I read sth about systemd units and unit files and services. Would someone please define these three terms for me clearly ?

systemd provides a dependency system between various entities called "units" of 11 different types. Units encapsulate various objects that are relevant for system boot-up and maintenance.

A unit file is a plain text ini-style file that encodes information about a service, a socket, a device, a mount point, an automount point, a swap file or partition, a start-up target, a watched file system path, a timer controlled and supervised by systemd(1), a resource management slice or a group of externally created processes.

A unit configuration file whose name ends in ".service" encodes information about a process controlled and supervised by systemd.

So in short, a systemd service is one of several types of systemd units. Specifically, it usually runs a process. A service configuration file contains rules on how to run/restart/exit that process in the [Service] section of the file. Service-specific options are detailed in man systemd.service, man systemd.exec and man systemd.kill.

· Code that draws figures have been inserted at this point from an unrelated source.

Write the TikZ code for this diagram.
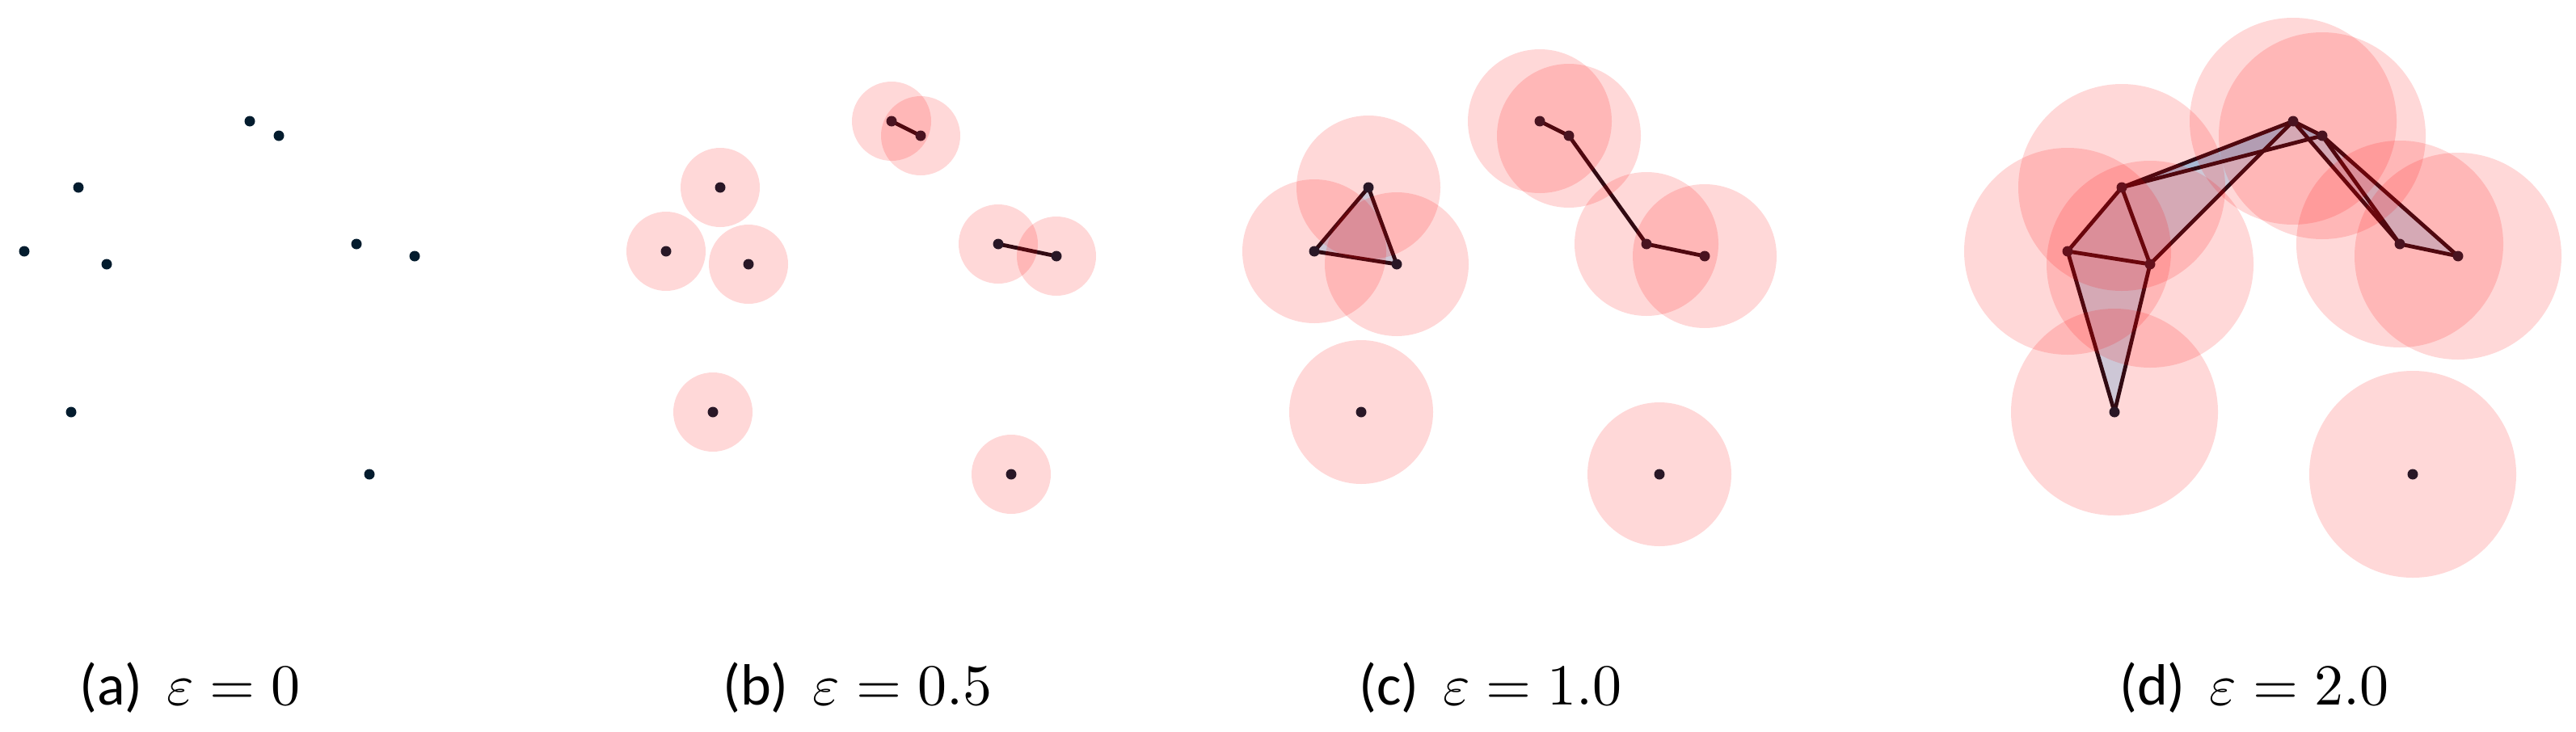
\documentclass[tikz,border=0pt]{standalone}
\usepackage{fontspec}
\usepackage{unicode-math}
\setmainfont{Carlito}
\setmathfont{Latin Modern Math}
\definecolor{dotc}{RGB}{3,28,46}
\definecolor{edgec}{RGB}{12,12,22}
\definecolor{tric}{RGB}{0,170,245}
\begin{document}
\begin{tikzpicture}[x=1pt,y=-1pt,
  dotnode/.style={circle,fill=dotc,inner sep=0pt,minimum size=13pt},
  ball/.style={fill=red,fill opacity=0.153},
  edgeline/.style={draw=edgec,line width=4.8pt,line cap=round,line join=round},
  tri/.style={fill=tric,fill opacity=0.23},
  lab/.style={anchor=base west,inner sep=0pt,font=\fontsize{72}{80}\selectfont}]
\useasboundingbox (0,0) rectangle (3187,905);
% point coordinates for the four panels
\foreach \pn/\dx in {a/0,b/794,c/1596,d/2528} {
  \foreach \i/\x/\y in {1/309/150,2/345/168,3/97/232,4/30/311,5/132/327,6/441/302,7/513/317,8/88/510,9/457/587}
    \coordinate (\pn\i) at (\x+\dx,\y);
}
% triangles (2-simplices)
\fill[tri] (c3) -- (c4) -- (c5) -- cycle;
\fill[tri] (d3) -- (d4) -- (d5) -- cycle;
\fill[tri] (d4) -- (d5) -- (d8) -- cycle;
\fill[tri] (d1) -- (d2) -- (d3) -- cycle;
\fill[tri] (d1) -- (d3) -- (d5) -- cycle;
\fill[tri] (d1) -- (d2) -- (d6) -- cycle;
\fill[tri] (d2) -- (d6) -- (d7) -- cycle;
% edges (1-simplices)
\draw[edgeline] (b1) -- (b2);
\draw[edgeline] (b6) -- (b7);
\draw[edgeline] (c1) -- (c2);
\draw[edgeline] (c2) -- (c6);
\draw[edgeline] (c6) -- (c7);
\draw[edgeline] (c3) -- (c4);
\draw[edgeline] (c3) -- (c5);
\draw[edgeline] (c4) -- (c5);
\foreach \u/\v in {1/2,1/3,2/3,1/5,3/4,3/5,4/5,4/8,5/8,1/6,2/6,2/7,6/7}
  \draw[edgeline] (d\u) -- (d\v);
% vertices
\foreach \pn in {a,b,c,d}
  \foreach \i in {1,...,9}
    \node[dotnode] (v\pn\i) at (\pn\i) {};
% balls
\foreach \i in {1,...,9} {
  \fill[ball] (b\i) circle[radius=49pt];
  \fill[ball] (c\i) circle[radius=89pt];
  \fill[ball] (d\i) circle[radius=128pt];
}
% labels
\node[lab] (la) at (98,872) {(a)\hspace{30pt}$\varepsilon = 0$};
\node[lab] (lb) at (894,872) {(b)\hspace{30pt}$\varepsilon = 0.5$};
\node[lab] (lc) at (1681,872) {(c)\hspace{30pt}$\varepsilon = 1.0$};
\node[lab] (ld) at (2622,872) {(d)\hspace{30pt}$\varepsilon = 2.0$};
\end{tikzpicture}
\end{document}
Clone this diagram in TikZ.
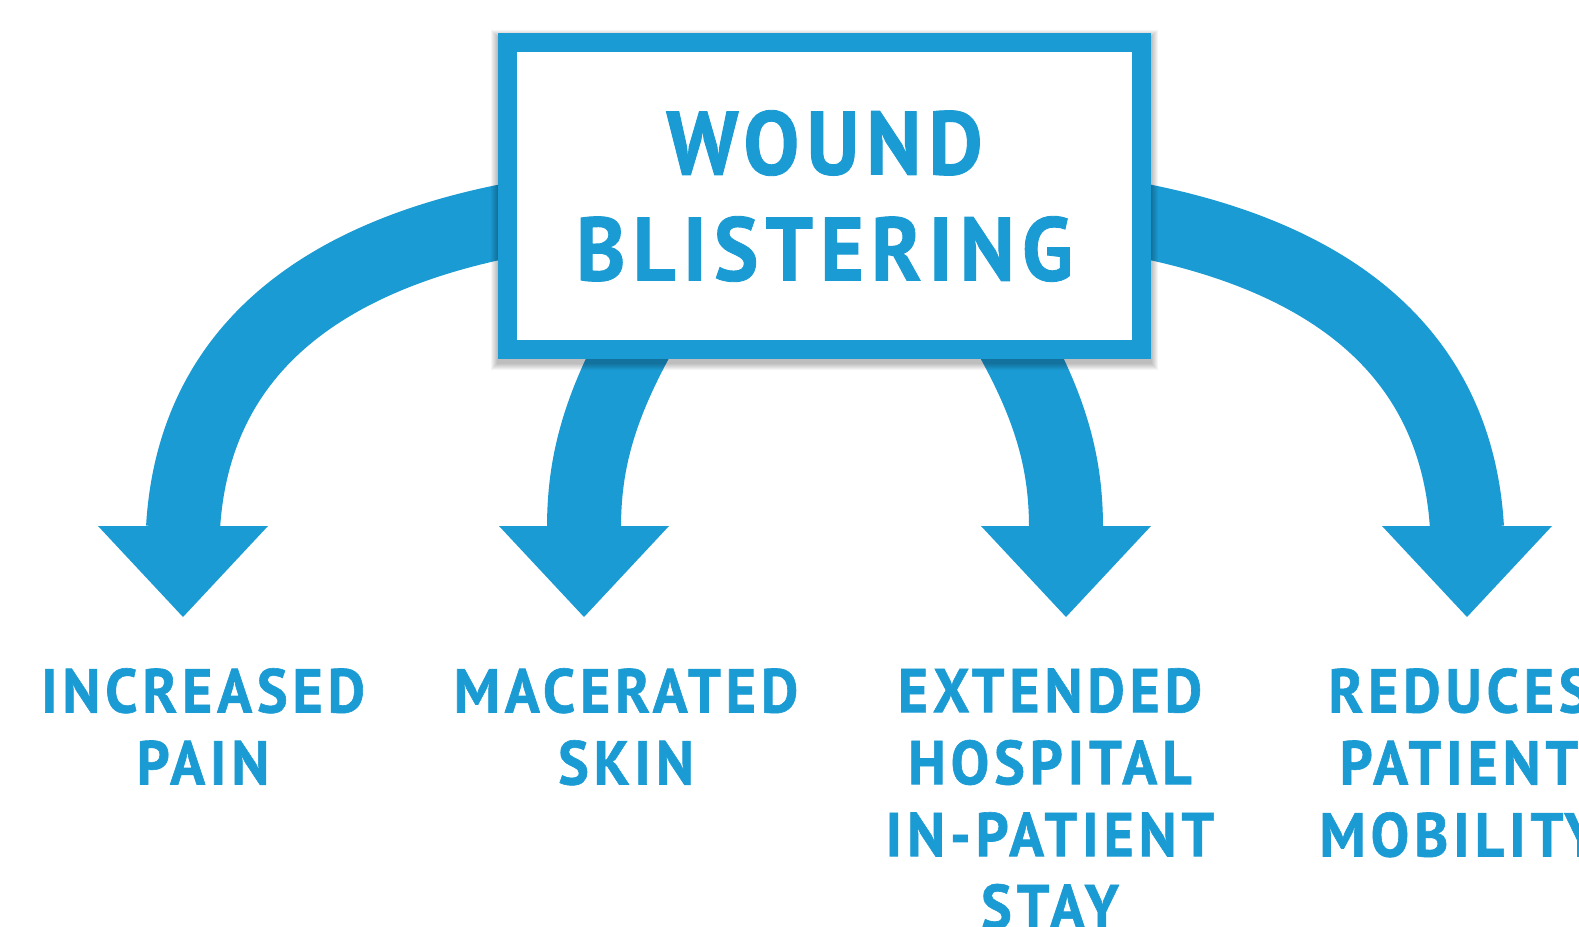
\documentclass[tikz,border=0pt]{standalone}
\usepackage{fontspec}
\setmainfont{PT Sans}
\newfontfamily\woundfont[FakeStretch=0.93, LetterSpace=8, FakeBold=1]{PT Sans}
\usetikzlibrary{calc,backgrounds}
\definecolor{woundblue}{HTML}{1B9BD3}

\begin{document}
\begin{tikzpicture}[
    x=1pt, y=-1pt,
    box/.style={draw=woundblue, line width=19pt, fill=white, minimum width=634pt, minimum height=307pt, inner sep=0pt, align=center, text=woundblue, font=\woundfont\bfseries\fontsize{90}{106}\selectfont},
    effect/.style={anchor=north, inner sep=0pt, align=center, text=woundblue, font=\woundfont\bfseries\fontsize{62}{72}\selectfont},
    band/.style={draw=woundblue, line width=74pt},
    head/.style={fill=woundblue},
    haze/.style={fill=black, opacity=0.04}
  ]
  \useasboundingbox (0,0) rectangle (1579,926);

  \node[box] (wound) at (824.5,196) {WOUND\\BLISTERING};

  \node[effect] (pain) at (203,668) {INCREASED\\PAIN};
  \node[effect] (skin) at (626,668) {MACERATED\\SKIN};
  \node[effect] (stay) at (1050,668) {EXTENDED\\HOSPITAL\\IN-PATIENT\\STAY};
  \node[effect] (mobility) at (1459,668) {REDUCES\\PATIENT\\MOBILITY};

  \coordinate (pain-tip) at (183,617);
  \coordinate (skin-tip) at (584,617);
  \coordinate (stay-tip) at (1066,617);
  \coordinate (mobility-tip) at (1467,617);

  \begin{scope}[on background layer]
    \fill[white] (0,0) rectangle (1579,926);
    % bands start hidden under the box
    \draw[band] ($(wound.west)+(60,16)$) .. controls (360,240) and (195,325) .. ($(pain-tip)+(0,-89)$);
    \draw[band] ($(wound.south)+(-170,-50)$) .. controls (600,400) and (584,460) .. ($(skin-tip)+(0,-89)$);
    \draw[band] ($(wound.south)+(170,-50)$) .. controls (1050,400) and (1066,460) .. ($(stay-tip)+(0,-89)$);
    \draw[band] ($(wound.east)+(-60,16)$) .. controls (1290,240) and (1455,325) .. ($(mobility-tip)+(0,-89)$);
    \fill[head] ($(pain-tip)+(-85,-91)$) -- ($(pain-tip)+(85,-91)$) -- (pain-tip) -- cycle;
    \fill[head] ($(skin-tip)+(-85,-91)$) -- ($(skin-tip)+(85,-91)$) -- (skin-tip) -- cycle;
    \fill[head] ($(stay-tip)+(-85,-91)$) -- ($(stay-tip)+(85,-91)$) -- (stay-tip) -- cycle;
    \fill[head] ($(mobility-tip)+(-85,-91)$) -- ($(mobility-tip)+(85,-91)$) -- (mobility-tip) -- cycle;
    % soft shadow of the box
    \foreach \spread in {1,...,7}
      \fill[haze] ($(wound.south west)+(-\spread,\spread+4)$) rectangle ($(wound.north east)+(\spread,-\spread+4)$);
  \end{scope}
\end{tikzpicture}
\end{document}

Other types of units are things like mount points, sockets, or paths which have their own types of configurations.

But all units have a common set of behaviours, including relationships between them and how they are triggered. You can see what options are available in their [Unit] or [Install] sections.

Also what is a daemon ?

Just think of a daemon as a background process. It's what is managed by a systemd service. There's probably a better definition, but it's not quite as relevent in systemd.

do these commands print units and unit files or services?

When you type systemctl list-units, units are listed (including services, but not only services). You can see things like *.device, .mount in addition to the .service items listed.